*Task input:*
— BEGIN —
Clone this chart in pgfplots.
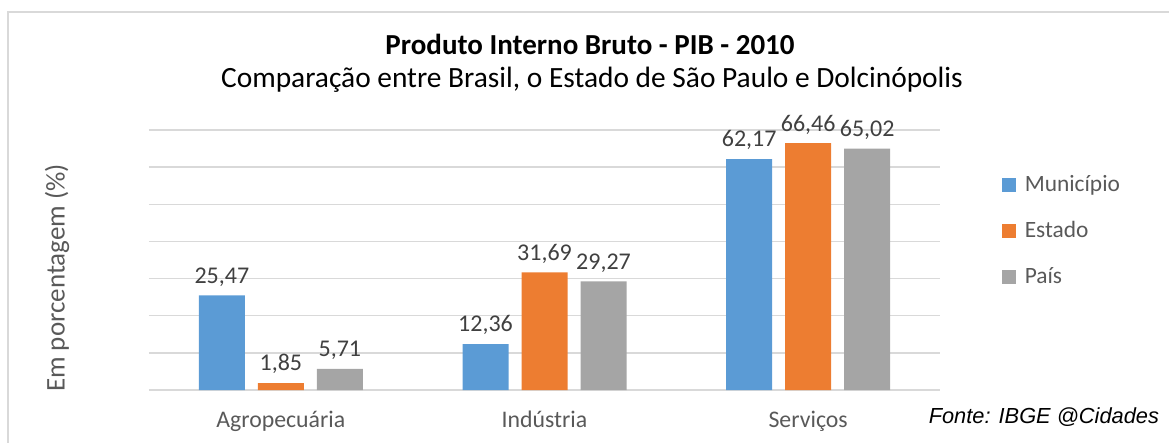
\documentclass[border=0pt]{standalone}
\usepackage{pgfplots}
\pgfplotsset{compat=1.18}
\usepackage{fontspec}
\setmainfont{Carlito}
\newfontfamily\arialfont{Liberation Sans}

\definecolor{cblue}{HTML}{5B9BD5}
\definecolor{corange}{HTML}{ED7D31}
\definecolor{cgray}{HTML}{A5A5A5}
\definecolor{gridc}{HTML}{D9D9D9}
\definecolor{labc}{HTML}{404040}
\definecolor{axc}{HTML}{595959}

\begin{document}
\begin{tikzpicture}
\begin{scope}[x=0.5pt,y=-0.5pt]
\useasboundingbox (0,0) rectangle (1169,443);
\draw[gridc, line width=0.8pt] (8,460) -- (8,12) -- (1180,12);
\node[font=\bfseries\fontsize{14.5}{16}\selectfont] at (590,44) {Produto Interno Bruto - PIB - 2010};
\node[font=\fontsize{14.7}{16}\selectfont] at (592,80) {Comparação entre Brasil, o Estado de São Paulo e Dolcinópolis};
\node[font=\fontsize{13.5}{15}\selectfont, text=axc, rotate=90] at (57,278) {Em porcentagem (\%)};
\node[font=\arialfont\itshape\fontsize{10.9}{12}\selectfont, anchor=east] at (1166,417) {Fonte: IBGE @Cidades};
\end{scope}

\begin{axis}[
    at={(74.5pt,-195pt)}, anchor=south west,
    scale only axis, width=395.5pt, height=130pt,
    xmin=-0.5, xmax=2.5, ymin=0, ymax=70,
    ytick={0,10,...,70}, yticklabels={},
    xtick={0,1,2}, xticklabels={Agropecuária, Indústria, Serviços},
    xticklabel style={font=\fontsize{11.9}{13}\selectfont, text=axc, yshift=-7pt},
    major tick length=0pt,
    axis line style={draw=none},
    ymajorgrids, grid style={gridc, line width=0.7pt},
    ybar, bar width=23pt,
    nodes near coords,
    nodes near coords style={font=\fontsize{12}{13}\selectfont, text=labc, yshift=1pt,
      /pgf/number format/.cd, use comma, fixed, fixed zerofill, precision=2, assume math mode=true},
    legend style={at={(1.07,0.6115)}, anchor=west, draw=none, fill=none,
      font=\fontsize{11.7}{13}\selectfont, text=axc, row sep=9.5pt},
    legend cell align=left,
    legend image code/.code={\fill[#1] (0pt,-3.5pt) rectangle (7pt,3.5pt); \path (9.5pt,0pt);},
]
\addplot[fill=cblue, draw=none, bar shift=-29.5pt] coordinates {(0,25.47) (1,12.36) (2,62.17)};
\addlegendentry{Município}
\addplot[fill=corange, draw=none, bar shift=0pt] coordinates {(0,1.85) (1,31.69) (2,66.46)};
\addlegendentry{Estado}
\addplot[fill=cgray, draw=none, bar shift=29.5pt] coordinates {(0,5.71) (1,29.27) (2,65.02)};
\addlegendentry{País}
\end{axis}
\end{tikzpicture}
\end{document}
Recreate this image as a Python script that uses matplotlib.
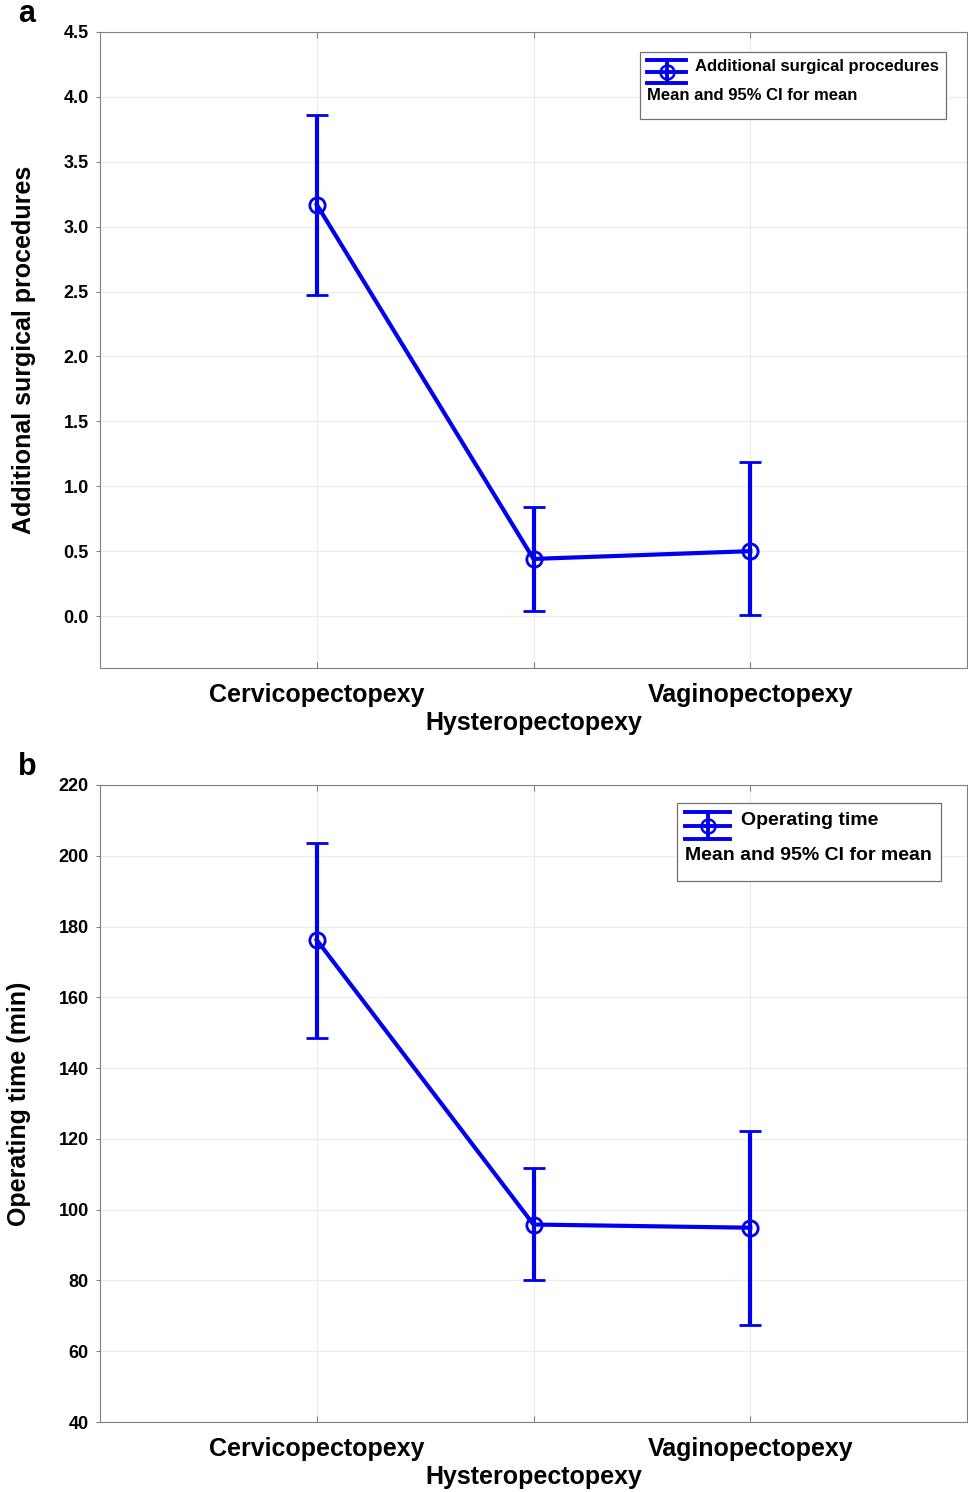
import numpy as np
import matplotlib.pyplot as plt
from matplotlib.lines import Line2D
from matplotlib.legend_handler import HandlerBase
from matplotlib.offsetbox import VPacker, DrawingArea
plt.switch_backend('agg')

plt.rcParams['font.family'] = ['Liberation Sans', 'DejaVu Sans']
plt.rcParams['font.weight'] = 'bold'

groups = ['Cervicopectopexy', 'Hysteropectopexy', 'Vaginopectopexy']

# panel a: additional surgical procedures
proc_mean = [3.17, 0.44, 0.50]
proc_low = [2.47, 0.04, 0.01]
proc_high = [3.86, 0.84, 1.19]

# panel b: operating time (min)
time_mean = [176.2, 95.8, 94.9]
time_low = [148.5, 80.0, 67.3]
time_high = [203.6, 111.8, 122.3]

BLUE = '#0000ee'


class HandlerCI(HandlerBase):
    # icon: two long caps, middle line with circle, vertical bar
    def create_artists(self, legend, orig_handle, xdescent, ydescent,
                       width, height, fontsize, trans):
        x0, x1 = -xdescent, -xdescent + width
        xm = (x0 + x1) / 2
        ym = -ydescent - 0.05 * height
        yb, yt = ym - 1.0 * height, ym + 1.0 * height
        arts = [
            Line2D([x0, x1], [yt, yt], color=BLUE, lw=2.8),
            Line2D([x0, x1], [yb, yb], color=BLUE, lw=2.8),
            Line2D([x0, x1], [ym, ym], color=BLUE, lw=2.8),
            Line2D([xm, xm], [yb, yt], color=BLUE, lw=2.8),
            Line2D([xm], [ym], color=BLUE, marker='o', mfc='none',
                   mew=1.8, ms=10, lw=0),
        ]
        for a in arts:
            a.set_transform(trans)
        return arts


def draw_panel(ax, mean, low, high, ylabel, ylim, yticks, fmt, letter,
               leg_label, leg_size, leg_anchor, leg_sep):
    x = np.arange(len(groups))
    mean = np.array(mean)
    err = [mean - np.array(low), np.array(high) - mean]
    ax.errorbar(x, mean, yerr=err, color=BLUE, lw=3, elinewidth=3,
                capsize=8, capthick=3, marker='o', ms=11, mfc='none',
                mew=2, zorder=3)
    ax.set_xlim(-1, 3)
    ax.set_ylim(*ylim)
    ax.set_yticks(yticks)
    ax.set_yticklabels([fmt % v for v in yticks], fontsize=13, fontweight='bold')
    ax.set_xticks(x)
    ax.set_xticklabels([groups[0], '\n' + groups[1], groups[2]],
                       fontsize=18, fontweight='bold', linespacing=1.2)
    ax.grid(True, color='#ececec', lw=0.9)
    ax.set_axisbelow(True)
    for s in ax.spines.values():
        s.set_color('#808080')
    ax.tick_params(axis='y', which='both', direction='out', length=3,
                   color='#808080', right=True, pad=5)
    ax.tick_params(axis='x', direction='in', length=4, color='#808080',
                   top=True, pad=11)
    ax.set_ylabel(ylabel, fontsize=18, fontweight='bold', labelpad=20)
    ax.text(-0.095, 1.005, letter, transform=ax.transAxes, fontsize=22,
            fontweight='bold', va='bottom', ha='left')

    leg = ax.legend(handles=[Line2D([], [])], labels=[leg_label],
                    handler_map={Line2D: HandlerCI()},
                    title='Mean and 95% CI for mean',
                    loc='upper right', bbox_to_anchor=leg_anchor,
                    fancybox=False, framealpha=1, edgecolor='#707070',
                    prop={'size': leg_size, 'weight': 'bold'},
                    title_fontproperties={'size': leg_size, 'weight': 'bold'},
                    alignment='left', handlelength=2.3, handletextpad=0.55,
                    borderpad=0.45, borderaxespad=0)
    leg.get_frame().set_linewidth(0.9)
    # put the title line below the entry, with some empty room under it
    title_box, entry_box = leg._legend_box._children
    bottom = VPacker(children=[title_box, DrawingArea(1, 6)],
                     align='left', pad=0, sep=0)
    leg._legend_box._children = [entry_box, bottom]
    leg._legend_box.sep = leg_sep


fig = plt.figure(figsize=(9.68, 14.92), dpi=100)
ax1 = fig.add_axes([0.1033, 0.5523, 0.8957, 0.4263])
ax2 = fig.add_axes([0.1033, 0.0469, 0.8957, 0.4270])

draw_panel(ax1, proc_mean, proc_low, proc_high, 'Additional surgical procedures',
           (-0.4, 4.5), np.arange(0, 4.51, 0.5), '%.1f', 'a',
           'Additional surgical procedures', 12, (0.976, 0.969), 10)
draw_panel(ax2, time_mean, time_low, time_high, 'Operating time (min)',
           (40, 220), np.arange(40, 221, 20), '%d', 'b',
           'Operating time', 14, (0.970, 0.972), 13)

plt.savefig('out.png', dpi=100)
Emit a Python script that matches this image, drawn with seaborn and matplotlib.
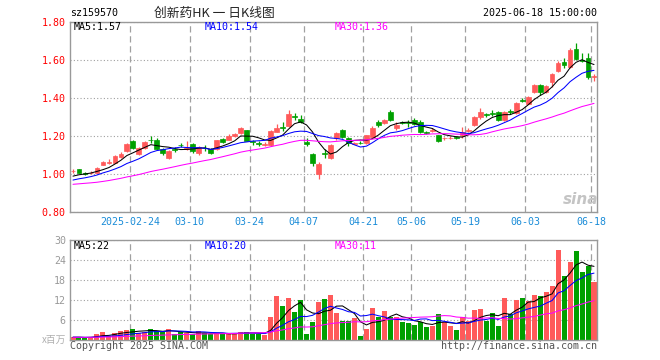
— END —
*Task requirements:* Leave out the pictures and give again exactly the lines from the one with "Recreate this image" through the one with "BLUE = '#0000ee'", and no others.

*Solution for this problem:*
Recreate this image as a Python script that uses matplotlib.
import numpy as np
import matplotlib.pyplot as plt
from matplotlib.lines import Line2D
from matplotlib.legend_handler import HandlerBase
from matplotlib.offsetbox import VPacker, DrawingArea
plt.switch_backend('agg')

plt.rcParams['font.family'] = ['Liberation Sans', 'DejaVu Sans']
plt.rcParams['font.weight'] = 'bold'

groups = ['Cervicopectopexy', 'Hysteropectopexy', 'Vaginopectopexy']

# panel a: additional surgical procedures
proc_mean = [3.17, 0.44, 0.50]
proc_low = [2.47, 0.04, 0.01]
proc_high = [3.86, 0.84, 1.19]

# panel b: operating time (min)
time_mean = [176.2, 95.8, 94.9]
time_low = [148.5, 80.0, 67.3]
time_high = [203.6, 111.8, 122.3]

BLUE = '#0000ee'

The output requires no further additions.